In its suit filed in 2011, Ameritox alleged that Millennium had given the physicians remuneration which resulted in an impermissible financial relationship because (1) the POCT cups had value; (2) Millennium gave the cups to physicians for free; and (3) the POCT cups were used not just for collection and transport, but also for actual testing.
In May 2014 the court ruled on partial summary judgment that Millennium’s practice of giving free POCT cups to physicians was remuneration under both the federal Stark law and the AKS and was not protected by any statutory or regulatory exception, in those instances where physicians were precluded from billing for the POCT tests for reasons other than the agreement with Millennium. The court left to the jury the question of whether the agreement not to bill took the POCT cups outside the definition of remuneration. In June the jury clearly concluded that the cups were remuneration and rendered its verdict for Ameritox.

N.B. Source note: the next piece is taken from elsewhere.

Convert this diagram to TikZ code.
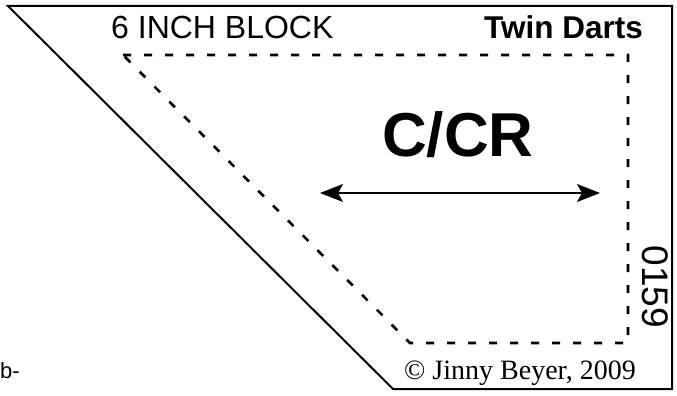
\documentclass[tikz,border=0pt]{standalone}
\usepackage{fontspec}
\setmainfont{Liberation Sans}
\newfontfamily\seriffont{Liberation Serif}
\usetikzlibrary{arrows.meta}
\begin{document}
\begin{tikzpicture}[x=1pt,y=-1pt,
  outline/.style={line width=2pt,line join=miter},
  seam/.style={line width=2.6pt,dash pattern=on 8pt off 13pt},
  txt/.style={inner sep=0pt,anchor=base west},
  dirarrow/.style={line width=1.3pt,{Stealth[length=23pt,width=18pt,inset=5pt]}-{Stealth[length=23pt,width=18pt,inset=5pt]}}]
\useasboundingbox (0,0) rectangle (677,396);
% outer shape
\coordinate (o1) at (8,6);
\coordinate (o2) at (672,6);
\coordinate (o3) at (672,389);
\coordinate (o4) at (393,389);
\draw[outline] (o1) -- (o2) -- (o3) -- (o4) -- cycle;
% inner dashed shape
\coordinate (i1) at (123,55);
\coordinate (i2) at (628,55);
\coordinate (i3) at (628,343);
\coordinate (i4) at (410,343);
\draw[seam] (i1) -- (i2) -- (i3) -- (i4) -- cycle;
% texts
\node[txt,font=\fontsize{32}{34}\selectfont] (blk) at (111,39) {6 INCH BLOCK};
\node[txt,font=\fontsize{31.5}{34}\selectfont\bfseries] (name) at (484,39) {Twin Darts};
\node[txt,font=\fontsize{62}{66}\selectfont\bfseries] (cut) at (382,156) {C/CR};
\node[inner sep=0pt,rotate=-90,font=\fontsize{37}{39}\selectfont] (num) at (655,287) {0159};
\node[txt,font=\seriffont\fontsize{28}{30}\selectfont] (copy) at (404,379) {\textcopyright{} Jinny Beyer, 2009};
\node[inner sep=0pt,anchor=base east,font=\fontsize{22}{24}\selectfont] (frag) at (20,378) {b-};
% arrow
\coordinate (a1) at (320,193);
\coordinate (a2) at (600,193);
\draw[dirarrow] (a1) -- (a2);
\end{tikzpicture}
\end{document}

This outcome is hardly surprising. The POCT cups quite clearly had value to the referring physicians, notwithstanding Millennium’s protestations to the contrary. One suspects that the jury’s ruling was driven by the fact that Millennium could not answer one fundamental question: If the POCT cups had no value, why was it so important to provide them? To the jury, it did not matter if the physician gave up a future right to bill or not – the distribution of the POCT cups was remuneration whether the physician could – or could not bill. It would appear that Millennium’s legal woes are just beginning. The case quite clearly finds Stark and AKS violations that put Millennium’s entire government revenues in jeopardy.